La partitocracia española atraviesa una profunda crisis. Los partidos viejos sobreviven agarrados al poder central o autonómico, mientras admiten sin rubor alguno que sus cuadros forman una “clase política”, concepto cuyo significado muestra la enorme distancia que existe entre ellos y el común de la ciudadanía. Los partidos más jóvenes han envejecido a una velocidad vertiginosa, y su prometedor regeneracionismo ha desaparecido en beneficio de prácticas poco claras sobre sus finanzas o la elección de sus candidatos.

El tópico todos son iguales ha resurgido con fuerza ante el similar comportamiento de sus militantes o simpatizantes. Los escraches izquierdistas de tiempo atrás han reaparecido en los últimos meses en versión derechista. El borreguismo acosador que tanto alentó la santísima trinidad podemita es ahora practicado por rebaños rojigualdos. No deja de sorprender que los que abominan de los comunistas sean, sin pretenderlo, fieles reproductores de planteamientos marxistas-leninistas.

El partidismo, decía Lenin, es la subordinación de las ideas a las exigencias del poder. Desde esa concepción, la ideología ha de ser entendida como un instrumento político del partido, y como tal puede tener un carácter dogmático e intolerante. No es necesario irse a los extremos para comprobar que el partidismo es una práctica común de todas las formaciones políticas actuales. No es necesario que fulminen de su cargo a Cayetana Álvarez de Toledo para que constatemos la ausencia de crítica alguna en el seno de los partidos. La amenazante exclusión fotográfica --atribuida a Alfonso Guerra-- sigue más vigente que nunca.

Se repite por doquier que Álvarez de Toledo posee una brillante inteligencia, si es así: ¿por qué y de qué se queja?, ¿acaso no conocía el conventículo donde milita?, ¿ignoraba cuáles eran las funciones de un portavoz parlamentario? Es posible que sus lamentos respondan también a su incapacidad o dificultad para encontrar o crear una organización política abierta al debate y respetuosa con principios innegociables como la libertad y la igualdad de todos los españoles, en la vida cotidiana y no sólo en el papel.

Estos tiempos tan inseguros y líquidos son campo abonado para que triunfen las consignas, los lemas y los dogmas, para que se imponga el pensamiento simple e intolerante y, prietas las filas, los militantes se apiñen en torno al líder.

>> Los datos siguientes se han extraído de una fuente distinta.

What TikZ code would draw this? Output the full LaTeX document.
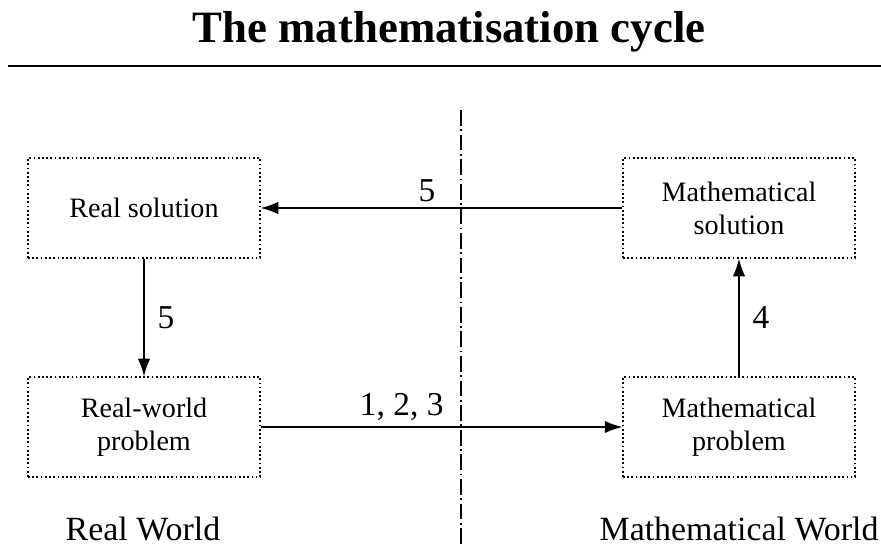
\documentclass[tikz,border=0pt]{standalone}
\usepackage{fontspec}
\setmainfont{Liberation Serif}
\usetikzlibrary{arrows.meta}

\begin{document}
\begin{tikzpicture}[x=0.02cm, y=-0.02cm,
  stage/.style={draw, dash pattern=on 1pt off 1.4pt, line width=0.8pt, minimum width=4.64cm, minimum height=2cm, inner sep=0pt, align=center, font=\fontsize{16}{18.7}\selectfont},
  flow/.style={-{Latex[length=10pt,width=7pt]}, line width=0.7pt},
  num/.style={font=\fontsize{19}{22}\selectfont},
  world/.style={font=\fontsize{19.3}{22}\selectfont}]
\useasboundingbox (0,0) rectangle (881,547);
\node[font=\fontsize{25.5}{30}\selectfont\bfseries] (title) at (449,32) {The mathematisation cycle};
\coordinate (ruleL) at (8,66);
\coordinate (ruleR) at (881,66);
\draw[line width=1.4pt] (ruleL) -- (ruleR);
% divider between the two worlds
\coordinate (divtop) at (461,110);
\coordinate (divbot) at (461,547);
\draw[dash pattern=on 9pt off 2pt on 1pt off 2pt, line width=0.8pt] (divtop) -- (divbot);
\node[stage] (realsol) at (144,208) {Real solution};
\node[stage] (realprob) at (144,427) {Real-world\\problem};
\node[stage] (mathsol) at (739,208) {Mathematical\\solution};
\node[stage] (mathprob) at (739,427) {Mathematical\\problem};
\draw[flow] (realprob) -- node[num, above, pos=0.39] (l123) {1, 2, 3} (mathprob);
\draw[flow] (mathprob) -- node[num, right, xshift=4pt] (l4) {4} (mathsol);
\draw[flow] (mathsol) -- node[num, above, pos=0.54] (l5a) {5} (realsol);
\draw[flow] (realsol) -- node[num, right, xshift=4pt] (l5b) {5} (realprob);
\node[world] (realw) at (143,529) {Real World};
\node[world] (mathw) at (739,529) {Mathematical World};
\end{tikzpicture}
\end{document}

Es imprescindible recuperar el matiz, el debate y la crítica, en ámbitos internos y en espacios externos, en las escuelas, en las universidades y, dando ejemplo, en todos los parlamentos. Si los partidos no aportan puntos de vista nuevos, si no superan su rigidez orgánica y su escandalosa mediocridad, y si no se dejan de cuitas y demás corruptelas, se convertirán en cuerpos aún más extraños para la ciudadanía, cada vez más perpleja y abstencionista o, según el caso, más dócil y proclive a nutrir los terraplanismos nacionalistas o los populismos iliberales.

“¡Pobre Bonifacio!  ¡Tus pensamientos y meditaciones te obstruyen desde el momento en que no puedes exteriorizarlos en forma de palabras y escritos!”. Así, irónicamente estreñido, se murió el perro del sastre Merten por no poder evacuar sus ideas. Cuando escribió esta novela, Carlos Marx tenía 18 años, ¡cuántos culos apretados por no perder un cargo y cuánta obstrucción acumulada desde entonces!